■ Requirements ■
Among the entries that follow, locate the line with "Write a web" and the line with "380, 346, 380];". Output those lines and all lines in between, exactly, minus the pictures.

■ Provided entries ■
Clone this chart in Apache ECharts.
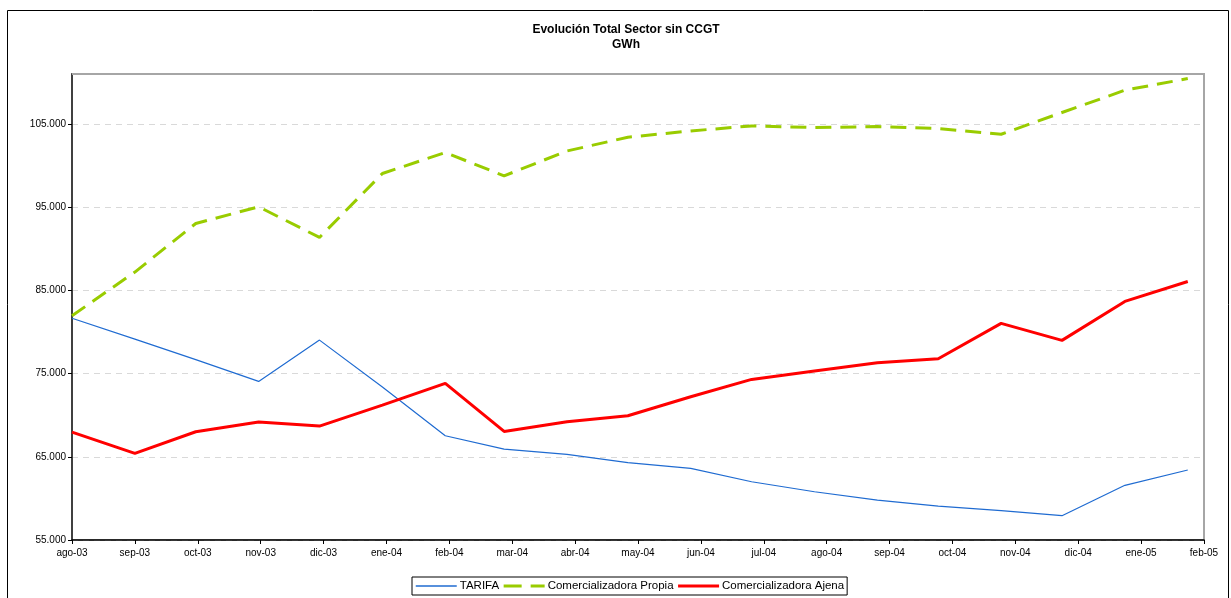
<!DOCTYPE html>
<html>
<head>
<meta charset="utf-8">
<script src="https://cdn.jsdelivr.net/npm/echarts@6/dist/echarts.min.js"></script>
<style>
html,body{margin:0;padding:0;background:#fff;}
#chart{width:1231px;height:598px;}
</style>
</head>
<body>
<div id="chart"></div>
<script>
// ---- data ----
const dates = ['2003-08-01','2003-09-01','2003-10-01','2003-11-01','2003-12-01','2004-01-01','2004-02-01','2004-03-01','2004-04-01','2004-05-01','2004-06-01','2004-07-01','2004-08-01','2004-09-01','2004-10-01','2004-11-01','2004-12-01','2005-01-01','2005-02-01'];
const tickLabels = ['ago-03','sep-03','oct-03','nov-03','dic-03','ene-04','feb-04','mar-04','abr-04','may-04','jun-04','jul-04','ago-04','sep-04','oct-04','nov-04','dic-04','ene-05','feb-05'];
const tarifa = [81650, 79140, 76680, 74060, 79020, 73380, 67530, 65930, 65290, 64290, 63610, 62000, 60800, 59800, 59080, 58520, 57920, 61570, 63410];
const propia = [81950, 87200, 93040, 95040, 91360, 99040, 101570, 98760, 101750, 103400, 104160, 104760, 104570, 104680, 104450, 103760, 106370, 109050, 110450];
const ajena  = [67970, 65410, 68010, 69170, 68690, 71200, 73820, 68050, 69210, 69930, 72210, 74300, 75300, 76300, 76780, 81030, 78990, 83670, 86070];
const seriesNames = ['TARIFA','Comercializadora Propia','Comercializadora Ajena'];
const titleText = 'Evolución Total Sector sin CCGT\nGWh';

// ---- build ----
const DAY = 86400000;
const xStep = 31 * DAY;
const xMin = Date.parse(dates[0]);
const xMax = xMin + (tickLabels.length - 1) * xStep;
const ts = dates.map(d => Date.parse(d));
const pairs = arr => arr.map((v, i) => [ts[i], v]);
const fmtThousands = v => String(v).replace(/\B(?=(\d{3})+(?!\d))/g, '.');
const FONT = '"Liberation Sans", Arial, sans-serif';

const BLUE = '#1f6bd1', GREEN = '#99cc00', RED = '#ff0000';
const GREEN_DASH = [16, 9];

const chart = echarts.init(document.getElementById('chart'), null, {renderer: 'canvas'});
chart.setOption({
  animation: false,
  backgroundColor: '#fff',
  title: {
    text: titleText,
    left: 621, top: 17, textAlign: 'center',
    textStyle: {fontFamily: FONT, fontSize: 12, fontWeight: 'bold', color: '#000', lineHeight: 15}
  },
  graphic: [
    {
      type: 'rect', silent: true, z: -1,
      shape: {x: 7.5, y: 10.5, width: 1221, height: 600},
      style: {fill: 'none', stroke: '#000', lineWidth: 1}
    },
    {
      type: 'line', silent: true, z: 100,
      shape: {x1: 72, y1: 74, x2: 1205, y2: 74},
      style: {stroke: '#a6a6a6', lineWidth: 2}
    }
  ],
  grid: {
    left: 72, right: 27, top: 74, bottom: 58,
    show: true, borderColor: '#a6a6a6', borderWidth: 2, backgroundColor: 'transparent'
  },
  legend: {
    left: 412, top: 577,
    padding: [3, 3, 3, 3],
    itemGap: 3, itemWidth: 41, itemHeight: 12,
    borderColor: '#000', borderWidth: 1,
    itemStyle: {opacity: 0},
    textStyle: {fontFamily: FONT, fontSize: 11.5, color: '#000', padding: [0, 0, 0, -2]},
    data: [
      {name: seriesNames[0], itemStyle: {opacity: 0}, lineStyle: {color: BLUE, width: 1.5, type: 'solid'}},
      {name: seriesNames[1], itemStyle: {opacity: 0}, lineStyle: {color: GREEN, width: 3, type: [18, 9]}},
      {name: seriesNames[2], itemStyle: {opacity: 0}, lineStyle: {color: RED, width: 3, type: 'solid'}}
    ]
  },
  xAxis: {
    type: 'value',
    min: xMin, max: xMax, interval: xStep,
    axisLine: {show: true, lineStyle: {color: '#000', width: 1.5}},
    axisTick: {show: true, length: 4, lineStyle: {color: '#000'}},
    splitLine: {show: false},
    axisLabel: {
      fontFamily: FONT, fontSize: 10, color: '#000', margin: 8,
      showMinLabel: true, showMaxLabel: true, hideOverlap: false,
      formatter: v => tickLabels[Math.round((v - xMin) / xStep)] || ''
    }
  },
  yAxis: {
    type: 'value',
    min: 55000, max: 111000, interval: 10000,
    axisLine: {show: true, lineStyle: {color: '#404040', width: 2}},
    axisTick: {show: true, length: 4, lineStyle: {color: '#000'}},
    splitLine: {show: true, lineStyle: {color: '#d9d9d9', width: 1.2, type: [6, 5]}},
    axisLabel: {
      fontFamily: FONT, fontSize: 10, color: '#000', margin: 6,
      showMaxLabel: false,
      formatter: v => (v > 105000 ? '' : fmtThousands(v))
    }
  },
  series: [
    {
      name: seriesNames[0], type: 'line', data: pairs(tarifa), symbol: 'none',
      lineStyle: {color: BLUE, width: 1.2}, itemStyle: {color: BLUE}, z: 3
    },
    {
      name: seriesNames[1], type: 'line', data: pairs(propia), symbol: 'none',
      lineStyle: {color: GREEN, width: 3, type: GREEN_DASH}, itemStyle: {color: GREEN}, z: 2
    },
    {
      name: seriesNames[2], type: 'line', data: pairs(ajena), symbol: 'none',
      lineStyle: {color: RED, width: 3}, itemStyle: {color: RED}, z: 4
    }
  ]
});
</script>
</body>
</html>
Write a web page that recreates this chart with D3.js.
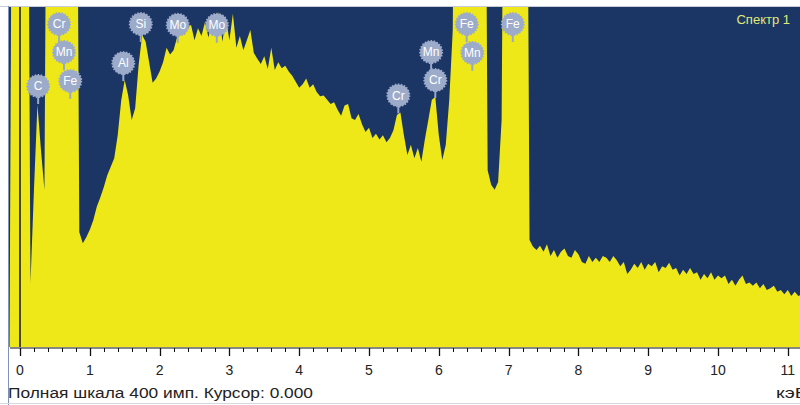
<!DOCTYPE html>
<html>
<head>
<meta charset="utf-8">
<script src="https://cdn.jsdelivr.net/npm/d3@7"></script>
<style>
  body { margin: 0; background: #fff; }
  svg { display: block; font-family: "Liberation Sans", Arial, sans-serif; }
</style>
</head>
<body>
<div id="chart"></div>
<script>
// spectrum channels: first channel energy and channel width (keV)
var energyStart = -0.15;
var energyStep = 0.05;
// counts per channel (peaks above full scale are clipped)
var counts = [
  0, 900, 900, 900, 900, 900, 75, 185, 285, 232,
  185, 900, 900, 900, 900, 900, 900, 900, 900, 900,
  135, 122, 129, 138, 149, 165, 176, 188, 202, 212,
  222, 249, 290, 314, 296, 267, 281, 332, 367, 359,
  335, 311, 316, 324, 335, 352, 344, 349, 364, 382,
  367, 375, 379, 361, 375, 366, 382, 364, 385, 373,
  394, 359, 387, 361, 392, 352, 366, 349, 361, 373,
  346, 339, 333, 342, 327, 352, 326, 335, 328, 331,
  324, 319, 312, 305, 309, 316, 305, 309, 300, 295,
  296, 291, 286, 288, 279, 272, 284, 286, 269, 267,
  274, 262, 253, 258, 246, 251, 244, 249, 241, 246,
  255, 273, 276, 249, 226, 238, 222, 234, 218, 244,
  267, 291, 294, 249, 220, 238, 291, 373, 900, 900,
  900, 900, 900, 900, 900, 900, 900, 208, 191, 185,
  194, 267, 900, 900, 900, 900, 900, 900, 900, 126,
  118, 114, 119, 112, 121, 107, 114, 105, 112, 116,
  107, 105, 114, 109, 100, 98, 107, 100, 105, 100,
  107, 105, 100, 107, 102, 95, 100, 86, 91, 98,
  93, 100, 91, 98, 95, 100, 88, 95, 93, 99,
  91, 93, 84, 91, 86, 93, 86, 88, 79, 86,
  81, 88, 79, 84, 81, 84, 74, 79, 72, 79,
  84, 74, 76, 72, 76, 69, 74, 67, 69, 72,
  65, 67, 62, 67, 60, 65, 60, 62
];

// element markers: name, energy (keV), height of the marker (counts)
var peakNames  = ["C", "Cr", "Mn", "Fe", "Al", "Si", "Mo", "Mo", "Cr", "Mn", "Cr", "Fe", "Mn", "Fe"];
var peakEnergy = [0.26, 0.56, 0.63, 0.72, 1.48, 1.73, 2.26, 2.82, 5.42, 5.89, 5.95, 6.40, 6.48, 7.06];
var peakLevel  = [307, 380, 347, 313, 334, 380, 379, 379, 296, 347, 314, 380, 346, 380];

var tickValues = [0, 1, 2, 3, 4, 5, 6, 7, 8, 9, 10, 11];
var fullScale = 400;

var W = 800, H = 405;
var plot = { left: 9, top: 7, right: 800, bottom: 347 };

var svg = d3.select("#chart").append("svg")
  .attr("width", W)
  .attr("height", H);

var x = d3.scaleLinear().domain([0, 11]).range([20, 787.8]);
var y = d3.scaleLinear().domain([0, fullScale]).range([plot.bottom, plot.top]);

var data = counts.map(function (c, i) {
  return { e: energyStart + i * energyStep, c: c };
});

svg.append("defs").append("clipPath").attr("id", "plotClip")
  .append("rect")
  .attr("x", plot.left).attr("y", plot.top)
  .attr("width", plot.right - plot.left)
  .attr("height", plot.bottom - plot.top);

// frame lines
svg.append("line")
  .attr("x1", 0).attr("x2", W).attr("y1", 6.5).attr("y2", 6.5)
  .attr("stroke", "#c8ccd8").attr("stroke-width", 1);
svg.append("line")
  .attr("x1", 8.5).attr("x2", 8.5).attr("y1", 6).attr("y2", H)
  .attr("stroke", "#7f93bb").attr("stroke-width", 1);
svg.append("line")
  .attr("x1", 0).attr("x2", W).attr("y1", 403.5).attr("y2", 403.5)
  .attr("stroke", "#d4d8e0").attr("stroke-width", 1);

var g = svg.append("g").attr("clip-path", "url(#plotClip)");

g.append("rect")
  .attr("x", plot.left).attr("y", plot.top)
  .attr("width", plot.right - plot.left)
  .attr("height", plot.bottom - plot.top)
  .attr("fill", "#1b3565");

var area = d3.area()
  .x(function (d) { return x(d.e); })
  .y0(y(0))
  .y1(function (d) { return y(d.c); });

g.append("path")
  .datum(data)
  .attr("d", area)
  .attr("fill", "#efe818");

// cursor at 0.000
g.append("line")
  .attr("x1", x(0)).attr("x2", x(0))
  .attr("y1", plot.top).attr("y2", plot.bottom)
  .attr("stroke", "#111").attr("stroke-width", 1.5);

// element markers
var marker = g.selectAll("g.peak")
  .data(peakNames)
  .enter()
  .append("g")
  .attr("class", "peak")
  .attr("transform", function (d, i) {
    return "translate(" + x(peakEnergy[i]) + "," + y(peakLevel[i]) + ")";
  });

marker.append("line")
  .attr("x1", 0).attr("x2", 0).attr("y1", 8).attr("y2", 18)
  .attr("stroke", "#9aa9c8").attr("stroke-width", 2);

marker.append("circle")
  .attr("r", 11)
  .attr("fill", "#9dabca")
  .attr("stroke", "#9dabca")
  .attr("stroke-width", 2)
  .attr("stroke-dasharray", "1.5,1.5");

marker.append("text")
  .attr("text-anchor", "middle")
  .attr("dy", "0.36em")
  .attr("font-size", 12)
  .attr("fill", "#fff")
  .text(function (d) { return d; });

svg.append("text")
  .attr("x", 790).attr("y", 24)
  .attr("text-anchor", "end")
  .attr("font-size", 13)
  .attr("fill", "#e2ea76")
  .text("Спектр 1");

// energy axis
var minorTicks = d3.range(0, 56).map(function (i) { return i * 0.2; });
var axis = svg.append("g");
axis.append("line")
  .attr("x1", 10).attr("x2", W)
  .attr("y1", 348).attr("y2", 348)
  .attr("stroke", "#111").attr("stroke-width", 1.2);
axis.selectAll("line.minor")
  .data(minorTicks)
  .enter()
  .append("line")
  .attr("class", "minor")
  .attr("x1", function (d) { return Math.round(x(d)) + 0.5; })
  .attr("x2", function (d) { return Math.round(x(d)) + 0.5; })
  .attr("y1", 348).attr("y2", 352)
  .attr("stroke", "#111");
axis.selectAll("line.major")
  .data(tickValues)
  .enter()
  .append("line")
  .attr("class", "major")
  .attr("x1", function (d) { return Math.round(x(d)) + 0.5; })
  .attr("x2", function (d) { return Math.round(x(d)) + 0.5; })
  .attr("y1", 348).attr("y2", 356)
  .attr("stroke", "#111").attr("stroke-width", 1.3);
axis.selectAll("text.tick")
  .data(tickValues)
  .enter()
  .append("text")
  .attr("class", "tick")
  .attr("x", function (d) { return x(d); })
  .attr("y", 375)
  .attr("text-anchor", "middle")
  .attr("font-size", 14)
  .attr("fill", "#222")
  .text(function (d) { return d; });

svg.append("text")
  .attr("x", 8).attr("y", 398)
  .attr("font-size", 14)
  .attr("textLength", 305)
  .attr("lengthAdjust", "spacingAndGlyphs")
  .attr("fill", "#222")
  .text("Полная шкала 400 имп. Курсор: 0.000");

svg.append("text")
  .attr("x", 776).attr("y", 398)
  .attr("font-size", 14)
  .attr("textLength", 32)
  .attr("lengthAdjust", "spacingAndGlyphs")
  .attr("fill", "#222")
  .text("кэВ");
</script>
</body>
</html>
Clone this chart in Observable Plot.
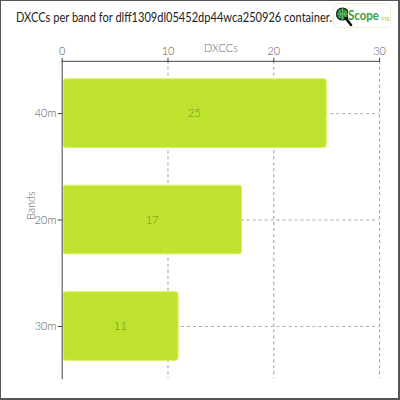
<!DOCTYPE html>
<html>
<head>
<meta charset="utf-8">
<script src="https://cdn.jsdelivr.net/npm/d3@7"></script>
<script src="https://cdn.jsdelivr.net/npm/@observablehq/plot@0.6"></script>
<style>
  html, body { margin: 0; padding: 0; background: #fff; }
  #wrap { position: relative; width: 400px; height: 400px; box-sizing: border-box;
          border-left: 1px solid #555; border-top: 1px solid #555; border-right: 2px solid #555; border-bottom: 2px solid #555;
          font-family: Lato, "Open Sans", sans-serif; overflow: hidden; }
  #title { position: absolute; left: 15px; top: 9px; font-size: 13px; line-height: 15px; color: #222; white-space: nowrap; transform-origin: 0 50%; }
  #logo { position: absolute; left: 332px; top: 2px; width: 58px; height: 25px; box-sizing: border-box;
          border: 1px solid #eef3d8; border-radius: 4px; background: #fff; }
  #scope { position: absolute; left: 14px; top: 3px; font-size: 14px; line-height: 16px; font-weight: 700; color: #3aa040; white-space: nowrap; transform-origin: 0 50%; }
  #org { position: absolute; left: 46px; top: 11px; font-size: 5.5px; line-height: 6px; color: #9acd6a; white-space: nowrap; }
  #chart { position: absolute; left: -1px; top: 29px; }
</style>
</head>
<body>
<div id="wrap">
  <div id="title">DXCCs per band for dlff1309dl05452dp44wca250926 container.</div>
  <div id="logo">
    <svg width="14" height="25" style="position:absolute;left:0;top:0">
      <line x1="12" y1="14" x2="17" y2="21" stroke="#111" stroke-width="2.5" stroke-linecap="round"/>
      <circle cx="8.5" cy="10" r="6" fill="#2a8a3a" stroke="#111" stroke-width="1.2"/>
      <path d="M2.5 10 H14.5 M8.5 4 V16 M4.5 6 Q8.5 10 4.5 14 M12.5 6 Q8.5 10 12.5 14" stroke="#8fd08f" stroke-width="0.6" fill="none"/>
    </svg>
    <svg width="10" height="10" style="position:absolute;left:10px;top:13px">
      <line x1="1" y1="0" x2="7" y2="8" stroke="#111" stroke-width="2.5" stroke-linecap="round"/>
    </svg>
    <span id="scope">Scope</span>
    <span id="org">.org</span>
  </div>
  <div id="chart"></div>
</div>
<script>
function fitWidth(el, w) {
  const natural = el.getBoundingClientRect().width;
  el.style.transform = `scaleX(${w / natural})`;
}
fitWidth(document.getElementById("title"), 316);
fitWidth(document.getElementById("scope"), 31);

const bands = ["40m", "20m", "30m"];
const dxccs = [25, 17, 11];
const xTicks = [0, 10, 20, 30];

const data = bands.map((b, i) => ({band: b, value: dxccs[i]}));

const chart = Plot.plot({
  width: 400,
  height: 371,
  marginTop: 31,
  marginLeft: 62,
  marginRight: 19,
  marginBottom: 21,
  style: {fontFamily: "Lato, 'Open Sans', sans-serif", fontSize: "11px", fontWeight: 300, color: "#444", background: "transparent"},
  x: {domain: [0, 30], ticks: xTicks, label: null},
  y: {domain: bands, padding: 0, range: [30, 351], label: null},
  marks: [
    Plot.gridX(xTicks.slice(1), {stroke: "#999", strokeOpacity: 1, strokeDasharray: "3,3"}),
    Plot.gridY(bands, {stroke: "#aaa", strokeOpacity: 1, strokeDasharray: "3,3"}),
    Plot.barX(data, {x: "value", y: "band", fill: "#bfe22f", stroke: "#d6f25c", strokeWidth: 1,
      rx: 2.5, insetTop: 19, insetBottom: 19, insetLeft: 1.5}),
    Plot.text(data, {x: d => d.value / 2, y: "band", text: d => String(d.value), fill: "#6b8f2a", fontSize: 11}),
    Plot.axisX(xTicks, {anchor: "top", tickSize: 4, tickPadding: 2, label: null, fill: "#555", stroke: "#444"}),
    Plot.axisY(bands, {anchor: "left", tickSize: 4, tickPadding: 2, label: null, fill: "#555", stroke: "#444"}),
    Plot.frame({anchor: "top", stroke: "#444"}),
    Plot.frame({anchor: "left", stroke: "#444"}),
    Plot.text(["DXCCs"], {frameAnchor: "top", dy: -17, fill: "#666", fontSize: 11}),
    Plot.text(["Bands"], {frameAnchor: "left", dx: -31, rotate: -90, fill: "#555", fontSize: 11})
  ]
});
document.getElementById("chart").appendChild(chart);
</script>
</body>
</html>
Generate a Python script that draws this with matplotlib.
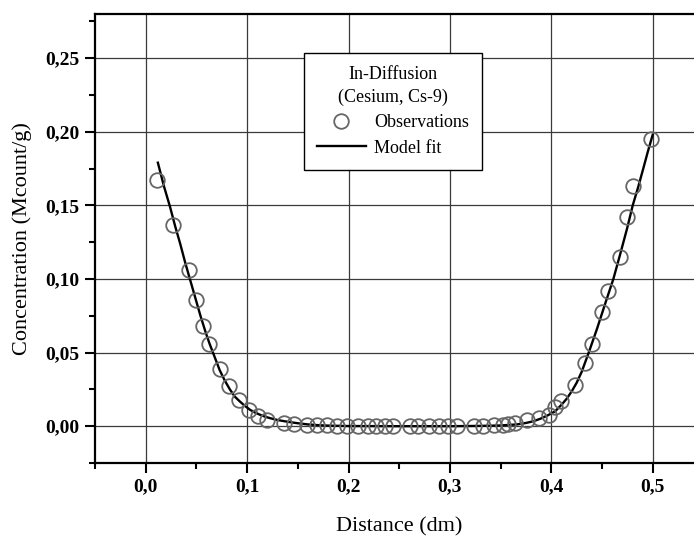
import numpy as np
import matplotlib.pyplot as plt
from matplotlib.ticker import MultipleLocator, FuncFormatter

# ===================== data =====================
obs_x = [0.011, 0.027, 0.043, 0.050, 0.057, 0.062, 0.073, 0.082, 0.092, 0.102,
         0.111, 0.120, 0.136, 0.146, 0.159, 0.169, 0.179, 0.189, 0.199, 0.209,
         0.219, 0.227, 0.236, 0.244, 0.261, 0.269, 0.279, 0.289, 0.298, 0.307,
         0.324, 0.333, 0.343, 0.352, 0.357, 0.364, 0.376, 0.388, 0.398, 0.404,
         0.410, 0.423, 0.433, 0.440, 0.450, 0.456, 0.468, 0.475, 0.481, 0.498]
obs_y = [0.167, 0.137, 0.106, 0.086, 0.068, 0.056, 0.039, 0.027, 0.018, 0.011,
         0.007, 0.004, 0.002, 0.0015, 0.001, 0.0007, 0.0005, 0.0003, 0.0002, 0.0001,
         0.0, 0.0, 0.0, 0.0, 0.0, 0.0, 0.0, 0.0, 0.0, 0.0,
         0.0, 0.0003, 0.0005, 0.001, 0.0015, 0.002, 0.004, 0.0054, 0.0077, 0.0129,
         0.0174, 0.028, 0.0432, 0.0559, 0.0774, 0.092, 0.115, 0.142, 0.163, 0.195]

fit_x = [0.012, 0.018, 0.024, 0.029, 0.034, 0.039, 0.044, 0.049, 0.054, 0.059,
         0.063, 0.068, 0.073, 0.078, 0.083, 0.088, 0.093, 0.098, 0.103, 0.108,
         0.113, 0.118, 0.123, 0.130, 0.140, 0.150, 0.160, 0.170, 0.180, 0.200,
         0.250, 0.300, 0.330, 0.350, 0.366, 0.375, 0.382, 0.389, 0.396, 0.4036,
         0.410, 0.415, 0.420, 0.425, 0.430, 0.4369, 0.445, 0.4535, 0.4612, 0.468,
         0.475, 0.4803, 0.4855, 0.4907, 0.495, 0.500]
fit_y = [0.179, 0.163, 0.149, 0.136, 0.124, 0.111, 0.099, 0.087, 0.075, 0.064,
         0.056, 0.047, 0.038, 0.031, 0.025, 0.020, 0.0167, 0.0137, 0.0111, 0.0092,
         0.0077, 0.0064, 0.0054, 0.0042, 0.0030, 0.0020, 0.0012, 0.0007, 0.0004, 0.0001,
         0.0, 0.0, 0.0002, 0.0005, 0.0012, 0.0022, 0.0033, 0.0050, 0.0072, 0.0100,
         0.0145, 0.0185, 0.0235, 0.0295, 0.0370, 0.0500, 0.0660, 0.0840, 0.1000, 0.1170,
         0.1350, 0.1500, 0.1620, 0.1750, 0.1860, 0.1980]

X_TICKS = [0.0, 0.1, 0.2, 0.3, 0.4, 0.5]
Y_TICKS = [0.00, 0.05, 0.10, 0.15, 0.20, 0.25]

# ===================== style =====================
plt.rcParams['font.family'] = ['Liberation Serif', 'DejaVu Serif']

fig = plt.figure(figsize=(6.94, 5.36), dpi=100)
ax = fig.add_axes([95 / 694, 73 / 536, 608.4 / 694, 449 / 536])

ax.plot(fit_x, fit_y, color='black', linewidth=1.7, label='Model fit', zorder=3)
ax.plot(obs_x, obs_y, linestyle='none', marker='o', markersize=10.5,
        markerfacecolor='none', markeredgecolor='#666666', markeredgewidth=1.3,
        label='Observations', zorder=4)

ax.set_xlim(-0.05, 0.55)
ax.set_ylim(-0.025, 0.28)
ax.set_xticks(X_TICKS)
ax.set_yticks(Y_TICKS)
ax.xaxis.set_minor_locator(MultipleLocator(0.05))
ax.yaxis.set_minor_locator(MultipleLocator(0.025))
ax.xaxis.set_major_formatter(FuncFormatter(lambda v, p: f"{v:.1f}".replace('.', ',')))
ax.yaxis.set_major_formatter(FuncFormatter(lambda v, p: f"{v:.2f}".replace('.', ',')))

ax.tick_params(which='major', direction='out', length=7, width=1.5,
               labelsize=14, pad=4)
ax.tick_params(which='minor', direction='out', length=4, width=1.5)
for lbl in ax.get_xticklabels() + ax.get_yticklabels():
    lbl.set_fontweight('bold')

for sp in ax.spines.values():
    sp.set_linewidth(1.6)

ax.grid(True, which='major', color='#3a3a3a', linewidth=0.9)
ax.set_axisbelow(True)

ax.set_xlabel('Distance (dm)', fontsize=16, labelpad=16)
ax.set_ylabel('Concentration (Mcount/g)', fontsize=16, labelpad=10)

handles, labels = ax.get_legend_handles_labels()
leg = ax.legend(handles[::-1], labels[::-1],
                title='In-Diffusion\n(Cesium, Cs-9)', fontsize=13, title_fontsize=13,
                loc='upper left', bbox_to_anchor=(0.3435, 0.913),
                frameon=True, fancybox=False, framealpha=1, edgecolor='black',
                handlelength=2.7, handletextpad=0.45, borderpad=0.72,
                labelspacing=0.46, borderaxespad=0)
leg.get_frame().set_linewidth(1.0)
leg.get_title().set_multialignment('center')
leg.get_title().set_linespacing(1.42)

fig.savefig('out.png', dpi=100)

■ Final answer ■
Write a web page that recreates this chart with D3.js.
<!DOCTYPE html>
<html>
<head>
<meta charset="utf-8">
<script src="https://cdn.jsdelivr.net/npm/d3@7"></script>
<style>
  body { margin: 0; background: #fff; }
  svg { display: block; font-family: "Liberation Sans", Arial, sans-serif; }
</style>
</head>
<body>
<div id="chart"></div>
<script>
// spectrum channels: first channel energy and channel width (keV)
var energyStart = -0.15;
var energyStep = 0.05;
// counts per channel (peaks above full scale are clipped)
var counts = [
  0, 900, 900, 900, 900, 900, 75, 185, 285, 232,
  185, 900, 900, 900, 900, 900, 900, 900, 900, 900,
  135, 122, 129, 138, 149, 165, 176, 188, 202, 212,
  222, 249, 290, 314, 296, 267, 281, 332, 367, 359,
  335, 311, 316, 324, 335, 352, 344, 349, 364, 382,
  367, 375, 379, 361, 375, 366, 382, 364, 385, 373,
  394, 359, 387, 361, 392, 352, 366, 349, 361, 373,
  346, 339, 333, 342, 327, 352, 326, 335, 328, 331,
  324, 319, 312, 305, 309, 316, 305, 309, 300, 295,
  296, 291, 286, 288, 279, 272, 284, 286, 269, 267,
  274, 262, 253, 258, 246, 251, 244, 249, 241, 246,
  255, 273, 276, 249, 226, 238, 222, 234, 218, 244,
  267, 291, 294, 249, 220, 238, 291, 373, 900, 900,
  900, 900, 900, 900, 900, 900, 900, 208, 191, 185,
  194, 267, 900, 900, 900, 900, 900, 900, 900, 126,
  118, 114, 119, 112, 121, 107, 114, 105, 112, 116,
  107, 105, 114, 109, 100, 98, 107, 100, 105, 100,
  107, 105, 100, 107, 102, 95, 100, 86, 91, 98,
  93, 100, 91, 98, 95, 100, 88, 95, 93, 99,
  91, 93, 84, 91, 86, 93, 86, 88, 79, 86,
  81, 88, 79, 84, 81, 84, 74, 79, 72, 79,
  84, 74, 76, 72, 76, 69, 74, 67, 69, 72,
  65, 67, 62, 67, 60, 65, 60, 62
];

// element markers: name, energy (keV), height of the marker (counts)
var peakNames  = ["C", "Cr", "Mn", "Fe", "Al", "Si", "Mo", "Mo", "Cr", "Mn", "Cr", "Fe", "Mn", "Fe"];
var peakEnergy = [0.26, 0.56, 0.63, 0.72, 1.48, 1.73, 2.26, 2.82, 5.42, 5.89, 5.95, 6.40, 6.48, 7.06];
var peakLevel  = [307, 380, 347, 313, 334, 380, 379, 379, 296, 347, 314, 380, 346, 380];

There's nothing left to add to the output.